Saudi Envoy’s Lost Millions Show Shell Company Risk, Judge Saysby
Complex structures can cause confusion when wealthy people die
Former minister’s heirs trying to trace missing $30 million
A lawsuit over the estate of a deceased Saudi diplomat shows the risks of wealthy people using shell companies and undocumented agreements to store assets, a London judge has warned.
Abdulrahman Mansouri, former assistant foreign minister of Saudi Arabia, allegedly transferred investments worth about $30 million to his niece shortly before his death in 2010. The administrator of Mansouri’s estate sought information about the transfers from two London investment firms, Acropolis Capital Partners Ltd. and Acropolis Capital Management Ltd., that refused to provide records.
Judge Robin Knowles ruled that Acropolis had a duty to give the administrator the information. The judge also made observations about the “obscure” ownership of Mansouri’s investments, including a property registered to a nominee company in Panama.
“The case illustrates the vulnerability of arrangements when an individual uses a mix of companies, structures, and undocumented arrangements to hold his or her wealth,” Knowles said in a written decision Friday. When the person dies “there is the risk, as here, that the facts are not known save by those who are not prepared to disclose them.”
There has been a spotlight on the use of Panamanian entities to conceal assets in recent months. Leaked documents from a Panamanian law firm, Mossack Fonseca, showed how politicians, criminals and celebrities used shadow companies to hide their financial affairs. While offshore structures can be legal, the so-called Panama Papers triggered public outcry and regulatory investigations around the world into money-laundering and tax evasion.
Acropolis Capital Partners is a family office that invests in hedge funds, real estate and private equity. The firm said in a statement that it had always acted properly and it will review whether it should appeal.
Taris Ahmad, a representative of the Saudi administrator, said his legal team wasn’t able to establish a paper trail for a property in Park Lane, London, that was sold for about 6 million pounds ($7.85 million). “For me, that’s astonishing: that you can have a large flat in central London and not know who owns it,” Ahmad said in a phone interview. “That has to change.” He said the administrator had also started legal action in Panama and Ireland.
Azzam Faisal Khouj, the administrator of Mansouri’s estate, is trying to trace private equity investments worth about $20 million, and the Park Lane flat sale proceeds, both allegedly managed by the Acropolis companies. Acropolis refused to provide records because, it told Khouj, it has a fiduciary duty to Mansouri’s niece Shahzaman Kurdi.
Mansouri also held shares in an Acropolis managed fund registered in the Cayman Islands, worth about $5 million, and also transferred to Kurdi, according to the judge’s ruling.
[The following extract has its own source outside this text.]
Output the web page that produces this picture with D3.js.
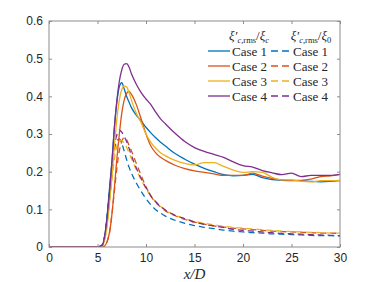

“Mansouri appears to have been a wealthy man,” Judge Knowles said. “It is not clear what has become of his wealth.” His heirs have objected to the niece receiving the assets, according to an earlier judgment in the case, and Khouj has disputed the authenticity of documents authorizing the transfer.
The judge added that he hoped the game of “cat and mouse” over Mansouri’s wealth would not continue. “This is a matter also of respect for Mr. Mansouri now he is dead,” he said. “I am quite sure he would be deeply saddened by the current situation.”